Alas, that didn’t actually happen, and it emerged that the record generated more money for the band than the release of their previous record Hail to the Thief.

Whilst it would be rather extravagant to say this heralded a culture shift in either the music industry or industry as a whole, it did raise the profile of such a pricing mechanism.  In this prime shopping season, it’s been revisited by researchers at UC Berkeley’s Greater Good Science Center, but this time with a twist.  Rather than setting your own price for things you buy yourself, the researchers looked at what happens when people could set the price and pay for someone else.

“It’s assumed that consumers are selfish and always looking for the best deal, but when we gave people the option to pay for someone else, they always paid more than what they paid for themselves,” said the study’s lead author, Minah Jung, a doctoral student at the Haas School of Business and a Gratitude Dissertation Fellow at UC Berkeley’s Greater Good Science Center.

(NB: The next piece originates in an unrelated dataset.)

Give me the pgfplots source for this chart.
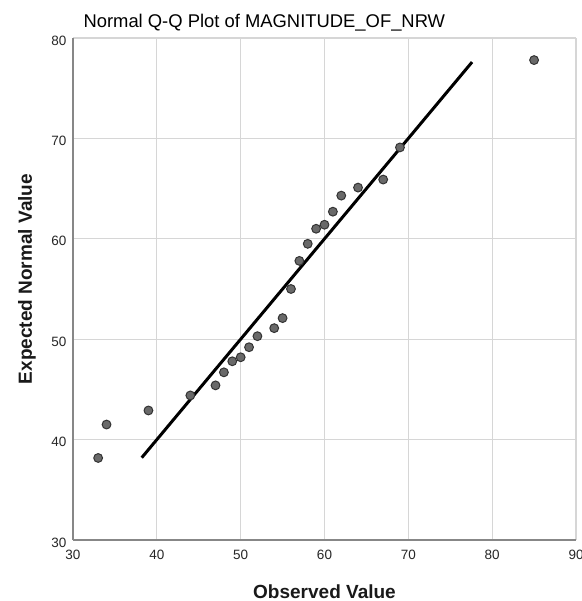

It was an interesting insight into the various social and psychological forces that guide the decisions we make when out shopping.  As an example, it emerged that we often overestimate the generosity of others, until that is we become party to that information.

“People don’t want to look cheap. They want to be fair, but they also want to fit in with the social norms,” said Jung, whose findings have been presented at the annual meeting of the Society for Personality and Social Psychology, and the Association for Consumer Research, among other conferences, and are being submitted for publication.

How pay it forward works

  1. Customers are told that a previous customer has paid for them
  2. That customer then gets the chance to pay for the following customer

As with the Radiohead pay what you like model, this style of payment has been seen most often in service type environments, such as at cafes and restaurants.

The researchers conducted eight experiments, comprising nearly 2,500 participants in various locations to test how consumers responded to both the pay it forward model and the pay what you like model.  Interestingly, at a museum and farmers market, consumers would regularly pay more for other people than they did for themselves.  The same dynamic occurred in a laboratory setting.  The only time this trend was bucked was when participants were told what previous people had paid, which resulted in subsequent payments being adjusted towards that figure.

“The results suggest that businesses that rely entirely on consumers’ social preferences can survive and even thrive,” Jung said. “It’s pretty amazing.”